HHS Ranking in New Jersey Monthly: What Happened?

Olivia Meier , Photo by Olivia Meier

 The popular magazine, New Jersey Monthly, ranks the state’s public high schools every other year. Hawthorne High School was ranked 171 in 2010 but dropped to 234 out of 328 high schools in the state for the 2012 school year. Many students and parents are concerned by this drop. An examination of the data used to create the rankings helps explain what happened.

“My initial reaction to Hawthorne’s ranking in New Jersey Monthly was one of surprise, disappointment, and lack of understanding,” said HHS principal Barry Cohen. Dropping 63 spots in the rankings is displeasing. How could this have happened in only two years? When analyzing the statistics for each school, to many in Hawthorne, the change did not make sense.
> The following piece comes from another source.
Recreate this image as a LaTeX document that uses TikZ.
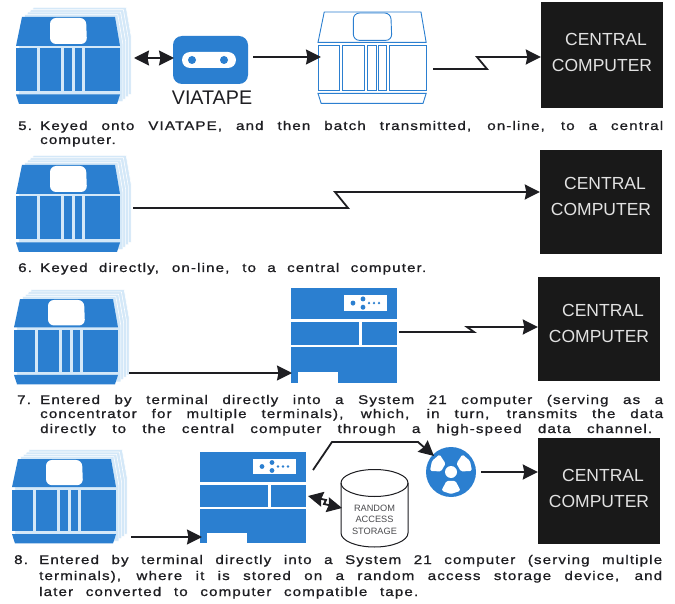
\documentclass[tikz,border=0pt]{standalone}
\usepackage{fontspec}
\setmainfont{Liberation Sans}
\newfontfamily\capfont[FakeStretch=1.2,LetterSpace=9,FakeBold=1]{Liberation Sans}
\usetikzlibrary{arrows.meta,calc}
\definecolor{hpblue}{HTML}{2B7FD0}
\definecolor{sheet}{HTML}{D4E8F8}
\definecolor{ink}{HTML}{1E1E22}
\definecolor{boxtext}{HTML}{E2E2E2}
\tikzset{
 conn/.style={draw=ink,line width=1.8pt,-{Stealth[length=15pt,width=15pt,inset=1.5pt]}},
 biconn/.style={draw=ink,line width=1.8pt,{Stealth[length=15pt,width=15pt,inset=1.5pt]}-{Stealth[length=15pt,width=15pt,inset=1.5pt]}},
 solidpart/.style={fill=hpblue,draw=none},
 linepart/.style={fill=white,draw=hpblue,line width=0.9pt},
 backsheet/.style={fill=sheet,draw=white,line width=0.6pt},
 blackbox/.style={fill=black!90!white,draw=none,minimum width=122pt,inner sep=0pt},
 boxlabel/.style={text=boxtext,font=\fontsize{17.5}{18}\selectfont,inner sep=0pt},
 captionline/.style={anchor=base west,inner sep=0pt,text=ink,font=\capfont\fontsize{12.6}{14}\selectfont},
}
\newcommand{\termparts}[1]{%
 \path[#1] (6,0)--(99,0)--(104,29)--(0,29)--cycle;
 \path[#1] (0,31.5) rectangle (20.5,74.5);
 \path[#1] (23.5,31.5) rectangle (45,74.5);
 \path[#1] (47.5,31.5) rectangle (56,74.5);
 \path[#1] (58.5,31.5) rectangle (66,74.5);
 \path[#1] (68.5,31.5) rectangle (104,74.5);
 \path[#1] (0,77.5)--(104,77.5)--(101,87)--(3,87)--cycle;
}
\newcommand{\termscreen}[1]{\path[#1,rounded corners=6pt] (34,1)--(70,1)--(71,27)--(34,27)--cycle;}
\newcommand{\stackedterm}[4]{%
 \begin{scope}[shift={(#1,#2)},xscale=#3,yscale=#4]
  \foreach \k in {4,3,2,1}{
   \path[backsheet,shift={(2.8*\k,-2.4*\k)}] (6,0)--(99,0)--(104,29)--(104,87)--(0,87)--(0,29)--cycle;
  }
  \termparts{solidpart}
  \termscreen{fill=white}
 \end{scope}}
\newcommand{\sysbox}[3]{%
 \begin{scope}[shift={(#1,#2)},yscale=#3]
  \path[solidpart] (0,0) rectangle (106,30);
  \path[solidpart] (0,32.5) rectangle (68,54.5);
  \path[solidpart] (71,32.5) rectangle (106,54.5);
  \path[solidpart] (0,57) rectangle (106,91);
  \path[fill=white] (53,7) rectangle (96,22);
  \foreach \px/\py/\pr in {62/14.5/2.4,72/10.5/2.4,72/18.5/2.4,78/14.5/1.3,83/14.5/1.3,88/14.5/1.3}
    \path[solidpart] (\px,\py) circle[radius=\pr];
  \path[fill=white] (7,81) rectangle (47,91);
 \end{scope}}
\newcommand{\capline}[4]{\node[captionline] at (#1,#2) {\makebox[#3pt][s]{#4}};}
\newcommand{\capnat}[3]{\node[captionline] at (#1,#2) {#3};}
\begin{document}
\begin{tikzpicture}[x=1pt,y=-1pt]
\useasboundingbox[fill=white] (0,0) rectangle (675,604);

% ---------- Row 5
\stackedterm{16}{17}{1}{1}
\path[solidpart,rounded corners=9pt] (173,36) rectangle (248,84);
\path[fill=white,rounded corners=8pt] (182,52) rectangle (236,68);
\path[solidpart] (192,60) circle[radius=4];
\path[solidpart] (224,60) circle[radius=4];
\node[inner sep=0pt,font=\fontsize{19.7}{20}\selectfont,text=ink] (viatape) at (212,98) {VIATAPE};
\begin{scope}[shift={(318,12)},xscale=1.04,yscale=1.05]
 \termparts{linepart}
 \termscreen{linepart}
\end{scope}
\node[blackbox,minimum height=106pt] (cc5) at (602,55) {};
\node[boxlabel] at (606,39) {CENTRAL};
\node[boxlabel] at (602,65) {COMPUTER};
\coordinate (a5) at (134,58);
\coordinate (b5) at (174,58);
\coordinate (c5) at (253,57);
\coordinate (d5) at (321,57);
\coordinate (e5) at (433,69);
\draw[biconn] (a5) -- (b5);
\draw[conn] (c5) -- (d5);
\draw[conn] (e5) -- (487,69) -- (477,57) -- (cc5.west |- 0,57);
\capnat{18}{130}{5.}
\capline{40}{130}{623}{Keyed onto VIATAPE, and then batch transmitted, on-line, to a central}
\capnat{40}{144}{computer.}

% ---------- Row 6
\stackedterm{16}{165}{1}{1}
\node[blackbox,minimum height=104pt] (cc6) at (601,202) {};
\node[boxlabel] at (605,183) {CENTRAL};
\node[boxlabel] at (601,209) {COMPUTER};
\coordinate (e6) at (133,208);
\draw[conn] (e6) -- (348,208) -- (335,192) -- (cc6.west |- 0,192);
\capnat{18}{272}{6.}
\capline{40}{272}{386}{Keyed directly, on-line, to a central computer.}

% ---------- Row 7
\stackedterm{14}{299}{1}{.98}
\sysbox{291}{288}{1.04}
\node[blackbox,minimum height=104pt] (cc7) at (599,329) {};
\node[boxlabel] at (603,310) {CENTRAL};
\node[boxlabel] at (599,336) {COMPUTER};
\coordinate (a7) at (129,373);
\coordinate (b7) at (292,373);
\coordinate (e7) at (399,332);
\draw[conn] (a7) -- (b7);
\draw[conn] (e7) -- (474,332) -- (467,327) -- (cc7.west |- 0,327);
\capnat{17}{404}{7.}
\capline{40}{404}{623}{Entered by terminal directly into a System 21 computer (serving as a}
\capline{40}{418}{623}{concentrator for multiple terminals), which, in turn, transmits the data}
\capline{40}{433}{612}{directly to the central computer through a high-speed data channel.}

% ---------- Row 8
\stackedterm{12}{459}{1}{.97}
\sysbox{200}{452}{1}
% storage cylinder
\path[fill=white,draw=ink,line width=1pt] (341,483) -- (341,533) arc[start angle=180,end angle=0,x radius=33.5,y radius=14] -- (408,483) arc[start angle=0,end angle=-180,x radius=33.5,y radius=13.5] -- cycle;
\draw[ink,line width=1pt] (341,483) arc[start angle=180,end angle=0,x radius=33.5,y radius=13.5];
\node[inner sep=0pt,align=center,text=ink!80,font=\fontsize{9.2}{11.5}\selectfont] (ras) at (374.5,519.5) {RANDOM\\ACCESS\\STORAGE};
% reel
\path[solidpart] (451,472) circle[radius=25];
\path[fill=white] (451,472) circle[radius=6];
\foreach \ang in {-30,-150,90}{
 \path[fill=white,rounded corners=1.5pt] ($(451,472)+({\ang-27}:{10})$) -- ($(451,472)+({\ang-27}:{21})$) -- ($(451,472)+({\ang}:{22})$) -- ($(451,472)+({\ang+27}:{21})$) -- ($(451,472)+({\ang+27}:{10})$) -- cycle;
}
\node[blackbox,minimum height=106pt] (cc8) at (599,491) {};
\node[boxlabel] at (603,475) {CENTRAL};
\node[boxlabel] at (599,501) {COMPUTER};
\coordinate (a8) at (131,537);
\coordinate (b8) at (202,537);
\coordinate (c8) at (313,470);
\coordinate (d8) at (434,456);
\coordinate (e8) at (308,496);
\coordinate (f8) at (342,508);
\coordinate (g8) at (481,472);
\draw[conn] (a8) -- (b8);
\draw[conn] (c8) -- (332,442) -- (418,442) -- (d8);
\draw[biconn] (e8) -- (326,500) -- (324,504) -- (f8);
\draw[conn] (g8) -- (cc8.west |- g8);
\capnat{14}{564}{8.}
\capline{39}{564}{623}{Entered by terminal directly into a System 21 computer (serving multiple}
\capline{39}{580}{623}{terminals), where it is stored on a random access storage device, and}
\capline{39}{596}{379}{later converted to computer compatible tape.}
\end{tikzpicture}
\end{document}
For example, 13 school districts that are ranked higher than HHS are on the state’s list of failing high schools. Hawthorne is not a failing high school; in fact, only one Hawthorne senior did not receive a diploma in 2012. HHS’s average SAT score is 1516—a score that is up 28 points over the prior year. Based on SAT scores, our school ranks a high 123 out of 328 high schools statewide. The standardized High School Proficiency Assessment scores in Hawthorne were 85.7 percent in Math and 100 percent in Language Arts (excluding special education students) in 2011. These statistics place Hawthorne in good company with high-achieving schools.

However, the factors that moved Hawthorne lower in the ratings include class size, faculty without advanced degrees, and limited electives and advanced placement courses. Hawthorne High School’s average class size is 23.8 students; its student-faculty ratio is 11.4. (This does not compare well with other schools, but it can also be viewed as showing that Hawthorne is, in fact, doing more with less.) In the past few years, quite a few teachers have retired, bringing in new teachers without advanced degrees. Still, 45 percent of Hawthorne High School teachers have either masters or doctoral degrees.

Cohen also explained that the number of course offerings and advanced classes is a budget and scheduling issue. For a comparative example, consider that the Hawthorne Public School District has an operating budget of $38 million, while Glen Rock High School, which is similar in size to HHS (and ranked fourth in the New Jersey Monthly rankings), spends $10 million more a year on education.

Also affecting the district’s school budget is that fact that Hawthorne is known for its excellent special education program, which brings families whose children have special needs into the town. This causes Hawthorne’s special education population to be significantly higher (at 25 percent of the student population) than the state average (12 percent). The cost to educate a special education student is much higher than the cost to educate a general education student. This drains the district’s budget significantly.

“We are interested in improving—not for the benefit of a New Jersey Monthly ranking—but for the benefit of our students in preparing them for their future,” said Cohen. One of the school’s improvement plans includes increasing the number of course offerings. Plans have been in the works for the last two-and-a-half years to increase HHS’s graduation requirements from 120 credits to 140 credits by moving from a traditional eight-period daily schedule to a modified drop schedule. In this type of schedule, students would take eight classes, instead of the present seven. Only six of the eight classes would meet on any given day in a rotating four-day cycle. There would be a common lunch period, instead of four lunches. Instructional time in each class would increase from 46 minutes to 55 minutes. “I believe that this type of schedule would better prepare students for college and career in the 21st Century,” stated Cohen, “through the addition of more electives and course offerings.”

New Jersey Monthly’s data used to rank schools comes directly from the New Jersey Department of Education but not everything that is important to education is taken into consideration. Technology, for example, is not considered. Hawthorne has recently added 120 new computers in three new computer labs. The high school now has more than 35 Promethean Boards throughout the school in classrooms to help Hawthorne students and teachers keep up with advances in technology.

In many ways, Hawthorne High School is growing, improving and working hard to give the students of Hawthorne the solid education they need to become educated citizens and tomorrow’s leaders. Regardless of magazine ranking scores, Hawthorne students continue to work hard, go on to excellent colleges and work programs, and make the school and the town proud of their accomplishments.